> Description of the task
Exactly the lines between the line containing "Recreate this image" and the line containing "(0,0) rectangle (553,349);", together with those two lines, are to be output.

> Recorded information
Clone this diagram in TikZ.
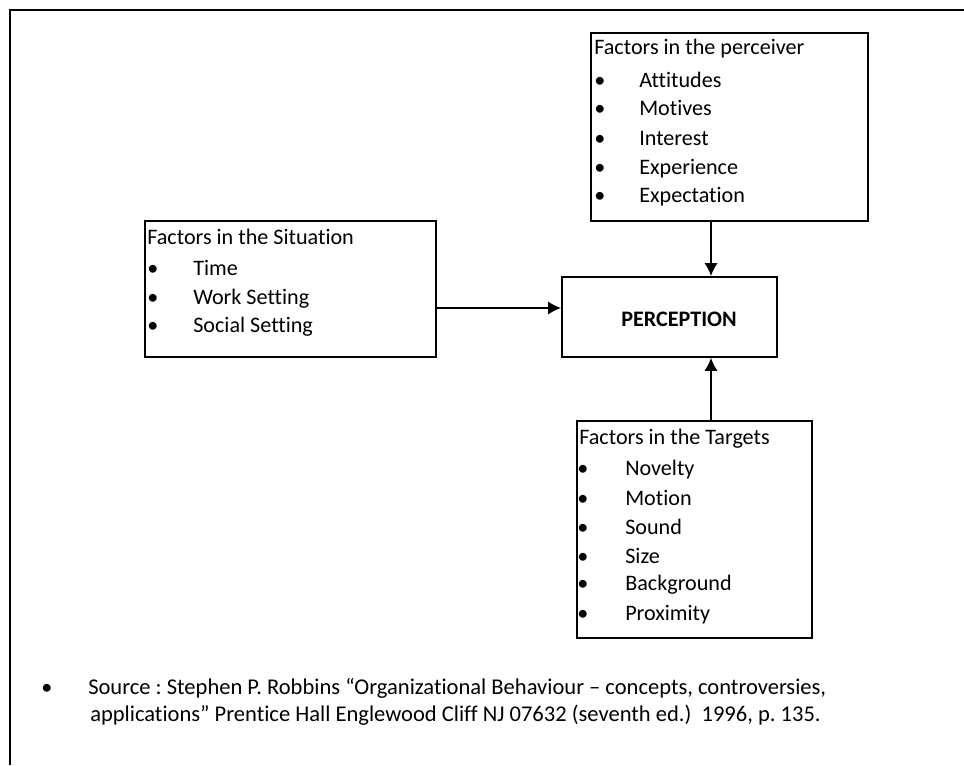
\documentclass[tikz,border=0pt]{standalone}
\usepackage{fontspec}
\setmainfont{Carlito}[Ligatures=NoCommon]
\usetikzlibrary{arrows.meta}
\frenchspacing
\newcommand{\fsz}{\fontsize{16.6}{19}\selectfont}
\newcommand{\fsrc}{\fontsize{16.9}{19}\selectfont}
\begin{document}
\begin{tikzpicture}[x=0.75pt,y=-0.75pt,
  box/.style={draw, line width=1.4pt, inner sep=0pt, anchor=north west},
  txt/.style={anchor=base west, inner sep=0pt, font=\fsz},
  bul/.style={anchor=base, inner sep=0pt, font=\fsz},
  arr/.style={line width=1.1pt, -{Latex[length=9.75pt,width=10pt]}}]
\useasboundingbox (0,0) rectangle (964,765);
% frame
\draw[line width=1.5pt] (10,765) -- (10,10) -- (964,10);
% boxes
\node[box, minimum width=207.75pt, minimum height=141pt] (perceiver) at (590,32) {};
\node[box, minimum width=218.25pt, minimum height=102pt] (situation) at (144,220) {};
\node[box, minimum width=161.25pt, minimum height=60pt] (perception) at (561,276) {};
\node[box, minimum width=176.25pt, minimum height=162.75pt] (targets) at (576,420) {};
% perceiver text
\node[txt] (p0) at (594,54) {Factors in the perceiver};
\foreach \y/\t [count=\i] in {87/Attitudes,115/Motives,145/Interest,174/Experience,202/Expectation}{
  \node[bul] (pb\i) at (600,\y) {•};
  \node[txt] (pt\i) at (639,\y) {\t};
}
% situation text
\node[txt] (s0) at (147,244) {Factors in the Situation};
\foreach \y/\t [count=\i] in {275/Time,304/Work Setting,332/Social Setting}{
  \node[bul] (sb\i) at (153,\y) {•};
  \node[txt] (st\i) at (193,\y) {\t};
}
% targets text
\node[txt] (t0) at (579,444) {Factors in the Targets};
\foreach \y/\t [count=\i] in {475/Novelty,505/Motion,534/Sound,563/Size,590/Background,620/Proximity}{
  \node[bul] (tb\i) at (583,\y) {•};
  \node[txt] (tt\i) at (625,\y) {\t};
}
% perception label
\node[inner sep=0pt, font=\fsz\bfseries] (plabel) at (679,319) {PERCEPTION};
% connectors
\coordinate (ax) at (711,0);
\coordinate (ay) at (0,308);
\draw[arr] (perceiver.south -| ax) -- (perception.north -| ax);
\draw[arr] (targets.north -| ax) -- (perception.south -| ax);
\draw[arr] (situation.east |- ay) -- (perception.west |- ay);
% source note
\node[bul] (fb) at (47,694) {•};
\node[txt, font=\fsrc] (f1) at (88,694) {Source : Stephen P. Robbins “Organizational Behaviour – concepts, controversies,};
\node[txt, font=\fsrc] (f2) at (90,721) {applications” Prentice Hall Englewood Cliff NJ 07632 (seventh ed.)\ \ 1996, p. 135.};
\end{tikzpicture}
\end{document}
==
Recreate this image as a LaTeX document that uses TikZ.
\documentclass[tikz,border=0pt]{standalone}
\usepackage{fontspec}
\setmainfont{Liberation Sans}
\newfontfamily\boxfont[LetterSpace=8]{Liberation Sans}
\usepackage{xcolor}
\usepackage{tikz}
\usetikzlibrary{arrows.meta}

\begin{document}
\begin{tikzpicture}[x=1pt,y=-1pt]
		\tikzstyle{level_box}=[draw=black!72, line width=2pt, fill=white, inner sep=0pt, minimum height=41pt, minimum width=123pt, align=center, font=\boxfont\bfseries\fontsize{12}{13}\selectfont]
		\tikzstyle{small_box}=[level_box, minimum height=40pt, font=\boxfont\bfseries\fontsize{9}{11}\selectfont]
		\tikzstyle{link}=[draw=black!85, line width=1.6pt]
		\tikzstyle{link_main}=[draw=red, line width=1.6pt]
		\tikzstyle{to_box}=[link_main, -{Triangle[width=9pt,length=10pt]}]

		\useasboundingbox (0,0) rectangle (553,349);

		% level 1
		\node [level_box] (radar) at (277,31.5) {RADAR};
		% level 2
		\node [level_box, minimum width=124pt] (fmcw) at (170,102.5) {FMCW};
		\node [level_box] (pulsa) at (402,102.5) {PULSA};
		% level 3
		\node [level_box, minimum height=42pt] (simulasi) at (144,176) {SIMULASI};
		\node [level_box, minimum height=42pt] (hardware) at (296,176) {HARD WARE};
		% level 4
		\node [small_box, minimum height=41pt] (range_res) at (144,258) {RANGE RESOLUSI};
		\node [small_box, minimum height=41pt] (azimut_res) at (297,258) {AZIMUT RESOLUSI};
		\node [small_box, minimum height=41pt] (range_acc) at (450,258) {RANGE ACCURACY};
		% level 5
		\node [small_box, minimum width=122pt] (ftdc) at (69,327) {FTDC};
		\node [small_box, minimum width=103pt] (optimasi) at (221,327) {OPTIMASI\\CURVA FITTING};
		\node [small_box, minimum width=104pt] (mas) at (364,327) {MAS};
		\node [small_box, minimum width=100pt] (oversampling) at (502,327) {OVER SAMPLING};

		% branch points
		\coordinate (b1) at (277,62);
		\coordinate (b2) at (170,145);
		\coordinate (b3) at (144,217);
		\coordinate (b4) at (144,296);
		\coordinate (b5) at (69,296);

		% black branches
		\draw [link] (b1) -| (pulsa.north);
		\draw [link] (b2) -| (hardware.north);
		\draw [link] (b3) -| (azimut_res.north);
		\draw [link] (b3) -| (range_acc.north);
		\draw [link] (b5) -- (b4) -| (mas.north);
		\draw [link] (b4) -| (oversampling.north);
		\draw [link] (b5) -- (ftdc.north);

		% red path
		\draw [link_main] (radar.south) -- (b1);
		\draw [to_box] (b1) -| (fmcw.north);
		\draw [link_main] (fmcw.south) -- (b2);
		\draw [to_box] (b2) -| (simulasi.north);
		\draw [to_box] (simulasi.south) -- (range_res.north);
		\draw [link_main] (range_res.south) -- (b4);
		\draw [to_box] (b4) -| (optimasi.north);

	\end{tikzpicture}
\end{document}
* * *
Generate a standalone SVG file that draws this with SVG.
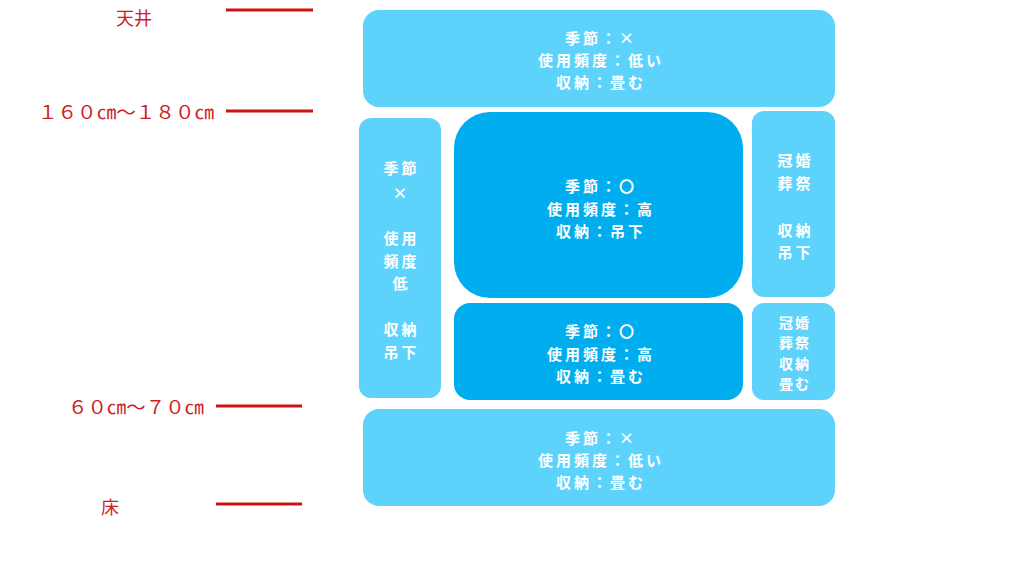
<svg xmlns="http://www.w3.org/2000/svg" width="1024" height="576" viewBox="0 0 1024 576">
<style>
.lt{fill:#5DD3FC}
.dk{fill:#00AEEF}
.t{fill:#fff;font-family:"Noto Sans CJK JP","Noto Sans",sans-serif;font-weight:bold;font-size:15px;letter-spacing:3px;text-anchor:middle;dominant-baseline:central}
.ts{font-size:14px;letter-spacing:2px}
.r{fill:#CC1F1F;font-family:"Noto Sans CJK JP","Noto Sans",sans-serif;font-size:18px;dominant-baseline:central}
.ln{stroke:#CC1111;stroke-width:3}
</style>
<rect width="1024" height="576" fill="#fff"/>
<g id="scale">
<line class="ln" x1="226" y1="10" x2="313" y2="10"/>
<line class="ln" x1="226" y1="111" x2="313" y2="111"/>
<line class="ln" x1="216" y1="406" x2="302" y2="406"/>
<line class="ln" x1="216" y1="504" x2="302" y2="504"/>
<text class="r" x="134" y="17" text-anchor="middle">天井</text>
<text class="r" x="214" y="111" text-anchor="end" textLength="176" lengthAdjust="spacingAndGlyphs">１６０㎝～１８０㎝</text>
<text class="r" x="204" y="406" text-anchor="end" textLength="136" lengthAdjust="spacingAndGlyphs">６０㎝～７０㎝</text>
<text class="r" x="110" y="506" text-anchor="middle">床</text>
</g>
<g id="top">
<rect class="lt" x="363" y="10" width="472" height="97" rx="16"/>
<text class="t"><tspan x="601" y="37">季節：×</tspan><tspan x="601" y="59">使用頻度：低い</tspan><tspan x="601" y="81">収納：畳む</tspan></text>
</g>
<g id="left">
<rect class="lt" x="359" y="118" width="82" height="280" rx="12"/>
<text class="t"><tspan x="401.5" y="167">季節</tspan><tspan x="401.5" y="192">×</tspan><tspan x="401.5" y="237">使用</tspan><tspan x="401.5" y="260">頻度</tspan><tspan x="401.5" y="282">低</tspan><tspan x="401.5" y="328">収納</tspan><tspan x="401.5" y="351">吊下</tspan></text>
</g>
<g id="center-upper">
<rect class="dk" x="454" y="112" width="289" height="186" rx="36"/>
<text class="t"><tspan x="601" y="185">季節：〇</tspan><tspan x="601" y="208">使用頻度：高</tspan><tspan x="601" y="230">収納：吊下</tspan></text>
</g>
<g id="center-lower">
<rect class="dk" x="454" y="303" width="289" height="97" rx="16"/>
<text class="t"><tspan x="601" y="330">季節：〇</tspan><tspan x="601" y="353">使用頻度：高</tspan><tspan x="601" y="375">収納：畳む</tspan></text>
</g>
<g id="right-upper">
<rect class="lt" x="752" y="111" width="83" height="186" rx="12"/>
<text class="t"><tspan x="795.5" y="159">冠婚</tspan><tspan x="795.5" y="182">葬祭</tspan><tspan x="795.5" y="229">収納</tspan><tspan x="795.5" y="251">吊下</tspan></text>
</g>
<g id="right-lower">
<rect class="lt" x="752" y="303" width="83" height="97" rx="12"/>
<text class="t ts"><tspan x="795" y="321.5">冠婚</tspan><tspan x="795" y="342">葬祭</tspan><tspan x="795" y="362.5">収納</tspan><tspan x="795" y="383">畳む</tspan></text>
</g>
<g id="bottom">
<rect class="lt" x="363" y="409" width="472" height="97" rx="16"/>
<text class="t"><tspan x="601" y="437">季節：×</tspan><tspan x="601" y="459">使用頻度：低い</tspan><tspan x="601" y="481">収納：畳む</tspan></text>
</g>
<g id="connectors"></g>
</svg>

> The result
Recreate this image as a LaTeX document that uses TikZ.
\documentclass[tikz,border=0pt]{standalone}
\usepackage{fontspec}
\setmainfont{Liberation Sans}
\newfontfamily\boxfont[LetterSpace=8]{Liberation Sans}
\usepackage{xcolor}
\usepackage{tikz}
\usetikzlibrary{arrows.meta}

\begin{document}
\begin{tikzpicture}[x=1pt,y=-1pt]
		\tikzstyle{level_box}=[draw=black!72, line width=2pt, fill=white, inner sep=0pt, minimum height=41pt, minimum width=123pt, align=center, font=\boxfont\bfseries\fontsize{12}{13}\selectfont]
		\tikzstyle{small_box}=[level_box, minimum height=40pt, font=\boxfont\bfseries\fontsize{9}{11}\selectfont]
		\tikzstyle{link}=[draw=black!85, line width=1.6pt]
		\tikzstyle{link_main}=[draw=red, line width=1.6pt]
		\tikzstyle{to_box}=[link_main, -{Triangle[width=9pt,length=10pt]}]

		\useasboundingbox (0,0) rectangle (553,349);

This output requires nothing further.